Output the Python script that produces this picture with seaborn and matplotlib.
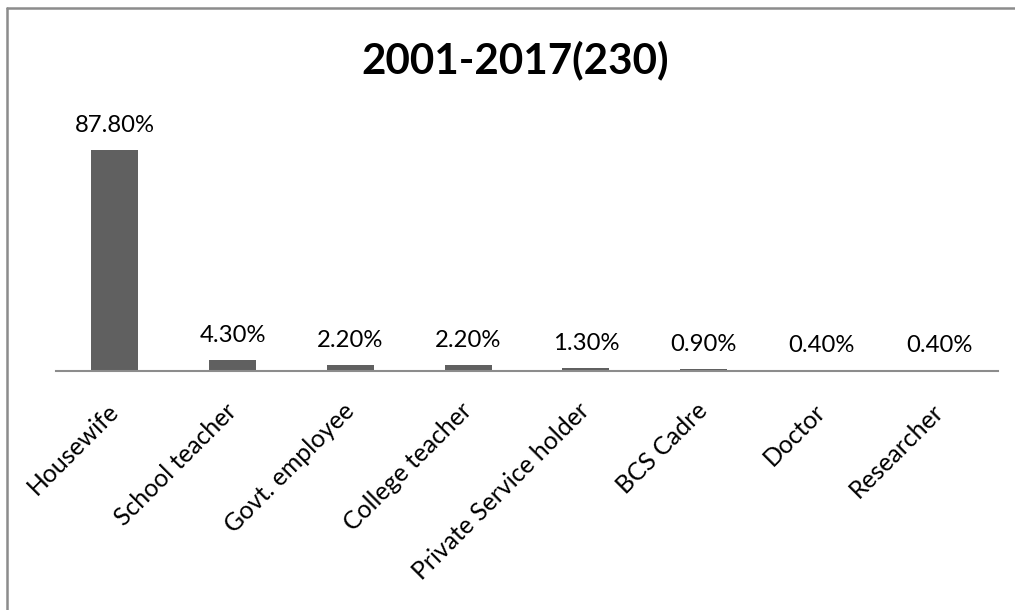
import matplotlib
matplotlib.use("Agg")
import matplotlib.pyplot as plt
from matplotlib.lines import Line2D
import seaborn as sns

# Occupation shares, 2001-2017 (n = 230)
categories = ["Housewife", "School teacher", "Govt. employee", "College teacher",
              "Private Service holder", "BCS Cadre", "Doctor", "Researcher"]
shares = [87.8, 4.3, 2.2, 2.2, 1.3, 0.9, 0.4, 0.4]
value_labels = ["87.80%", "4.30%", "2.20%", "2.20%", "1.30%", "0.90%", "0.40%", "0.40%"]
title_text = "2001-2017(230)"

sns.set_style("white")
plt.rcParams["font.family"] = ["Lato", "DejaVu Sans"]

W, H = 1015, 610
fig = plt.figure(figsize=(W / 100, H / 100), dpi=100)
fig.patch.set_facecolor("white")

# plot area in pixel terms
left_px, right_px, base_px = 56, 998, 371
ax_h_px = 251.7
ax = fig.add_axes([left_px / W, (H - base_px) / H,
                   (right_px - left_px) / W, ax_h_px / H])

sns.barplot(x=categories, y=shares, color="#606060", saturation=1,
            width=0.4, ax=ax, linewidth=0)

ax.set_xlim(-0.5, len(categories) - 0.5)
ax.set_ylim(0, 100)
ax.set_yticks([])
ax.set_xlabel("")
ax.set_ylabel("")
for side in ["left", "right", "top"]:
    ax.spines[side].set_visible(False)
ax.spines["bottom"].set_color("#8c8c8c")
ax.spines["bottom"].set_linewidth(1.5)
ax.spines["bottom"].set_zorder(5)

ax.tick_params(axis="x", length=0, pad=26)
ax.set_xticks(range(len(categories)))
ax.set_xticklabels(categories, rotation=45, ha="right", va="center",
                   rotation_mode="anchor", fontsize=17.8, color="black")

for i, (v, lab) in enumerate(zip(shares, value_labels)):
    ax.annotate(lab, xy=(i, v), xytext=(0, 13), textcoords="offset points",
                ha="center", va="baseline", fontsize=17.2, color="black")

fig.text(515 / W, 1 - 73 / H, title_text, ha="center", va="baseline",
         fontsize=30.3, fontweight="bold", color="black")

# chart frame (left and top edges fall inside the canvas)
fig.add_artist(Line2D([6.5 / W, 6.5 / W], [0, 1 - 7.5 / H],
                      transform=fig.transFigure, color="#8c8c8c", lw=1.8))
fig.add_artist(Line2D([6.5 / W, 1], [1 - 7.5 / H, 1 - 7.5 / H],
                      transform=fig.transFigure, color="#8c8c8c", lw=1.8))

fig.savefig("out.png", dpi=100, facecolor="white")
━━━━━━━━━━
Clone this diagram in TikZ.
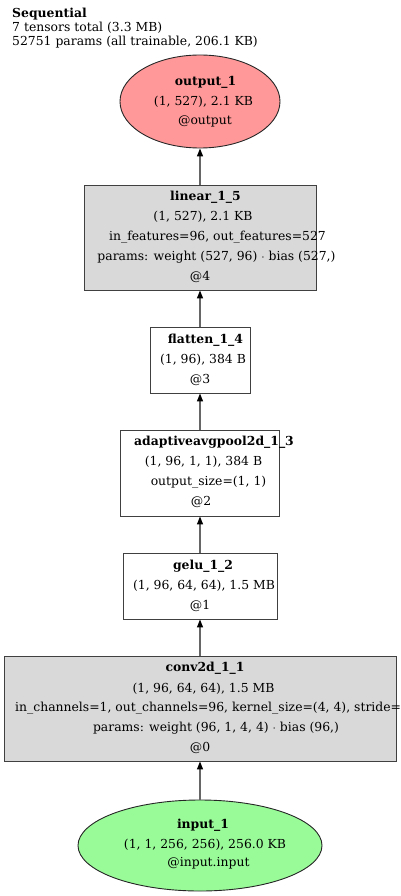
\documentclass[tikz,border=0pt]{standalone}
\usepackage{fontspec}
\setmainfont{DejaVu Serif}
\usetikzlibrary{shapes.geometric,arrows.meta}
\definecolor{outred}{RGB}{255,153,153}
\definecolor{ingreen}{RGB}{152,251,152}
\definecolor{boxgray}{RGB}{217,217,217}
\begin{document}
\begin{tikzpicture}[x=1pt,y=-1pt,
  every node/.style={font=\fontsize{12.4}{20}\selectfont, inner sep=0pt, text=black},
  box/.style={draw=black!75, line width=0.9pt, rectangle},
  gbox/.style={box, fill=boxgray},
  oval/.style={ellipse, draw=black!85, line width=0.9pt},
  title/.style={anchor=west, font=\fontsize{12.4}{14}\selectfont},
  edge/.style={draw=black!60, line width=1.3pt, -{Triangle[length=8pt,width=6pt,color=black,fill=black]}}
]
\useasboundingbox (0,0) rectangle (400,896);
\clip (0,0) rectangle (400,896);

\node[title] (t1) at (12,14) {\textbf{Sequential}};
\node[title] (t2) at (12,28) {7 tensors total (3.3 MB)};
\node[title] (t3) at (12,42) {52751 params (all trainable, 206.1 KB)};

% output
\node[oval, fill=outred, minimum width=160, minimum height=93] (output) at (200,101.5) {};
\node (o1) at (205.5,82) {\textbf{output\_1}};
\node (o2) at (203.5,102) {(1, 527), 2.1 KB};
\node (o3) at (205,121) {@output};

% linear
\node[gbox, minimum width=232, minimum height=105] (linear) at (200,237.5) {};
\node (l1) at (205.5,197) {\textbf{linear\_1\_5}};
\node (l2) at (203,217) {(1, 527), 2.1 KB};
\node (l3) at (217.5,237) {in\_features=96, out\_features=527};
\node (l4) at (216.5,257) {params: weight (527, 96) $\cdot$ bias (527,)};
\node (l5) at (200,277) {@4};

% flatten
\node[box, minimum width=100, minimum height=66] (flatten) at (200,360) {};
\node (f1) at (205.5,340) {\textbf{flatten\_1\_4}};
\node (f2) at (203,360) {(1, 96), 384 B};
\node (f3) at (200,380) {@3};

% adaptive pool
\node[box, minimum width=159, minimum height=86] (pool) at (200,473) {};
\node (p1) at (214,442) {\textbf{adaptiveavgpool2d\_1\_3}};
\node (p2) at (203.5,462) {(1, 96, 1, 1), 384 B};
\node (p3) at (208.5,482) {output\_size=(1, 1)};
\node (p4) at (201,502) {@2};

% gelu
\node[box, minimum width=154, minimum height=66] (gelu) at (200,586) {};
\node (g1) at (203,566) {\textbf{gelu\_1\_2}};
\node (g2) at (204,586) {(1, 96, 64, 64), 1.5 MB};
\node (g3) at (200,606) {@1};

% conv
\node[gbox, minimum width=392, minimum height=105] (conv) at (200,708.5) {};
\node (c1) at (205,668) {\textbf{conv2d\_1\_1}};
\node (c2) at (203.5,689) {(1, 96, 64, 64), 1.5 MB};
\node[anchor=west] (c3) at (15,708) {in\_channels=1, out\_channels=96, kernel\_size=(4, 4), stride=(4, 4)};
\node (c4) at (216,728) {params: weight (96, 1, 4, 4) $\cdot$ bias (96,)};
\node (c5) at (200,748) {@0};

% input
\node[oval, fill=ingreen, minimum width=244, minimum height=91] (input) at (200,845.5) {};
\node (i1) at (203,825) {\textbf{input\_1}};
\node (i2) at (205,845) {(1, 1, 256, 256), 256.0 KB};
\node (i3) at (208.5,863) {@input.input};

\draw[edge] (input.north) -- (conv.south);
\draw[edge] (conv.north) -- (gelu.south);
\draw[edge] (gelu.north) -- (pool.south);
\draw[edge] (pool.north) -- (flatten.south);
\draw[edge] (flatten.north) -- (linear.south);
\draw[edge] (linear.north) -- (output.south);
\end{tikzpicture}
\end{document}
━━━━━━━━━━
Task details: Write down exactly what the lines above say, from the line holding "Output the Python" through the line holding "import seaborn as sns", and nothing more. Do not copy the pictures.

Solution to the exercise:
Output the Python script that produces this picture with seaborn and matplotlib.
import matplotlib
matplotlib.use("Agg")
import matplotlib.pyplot as plt
from matplotlib.lines import Line2D
import seaborn as sns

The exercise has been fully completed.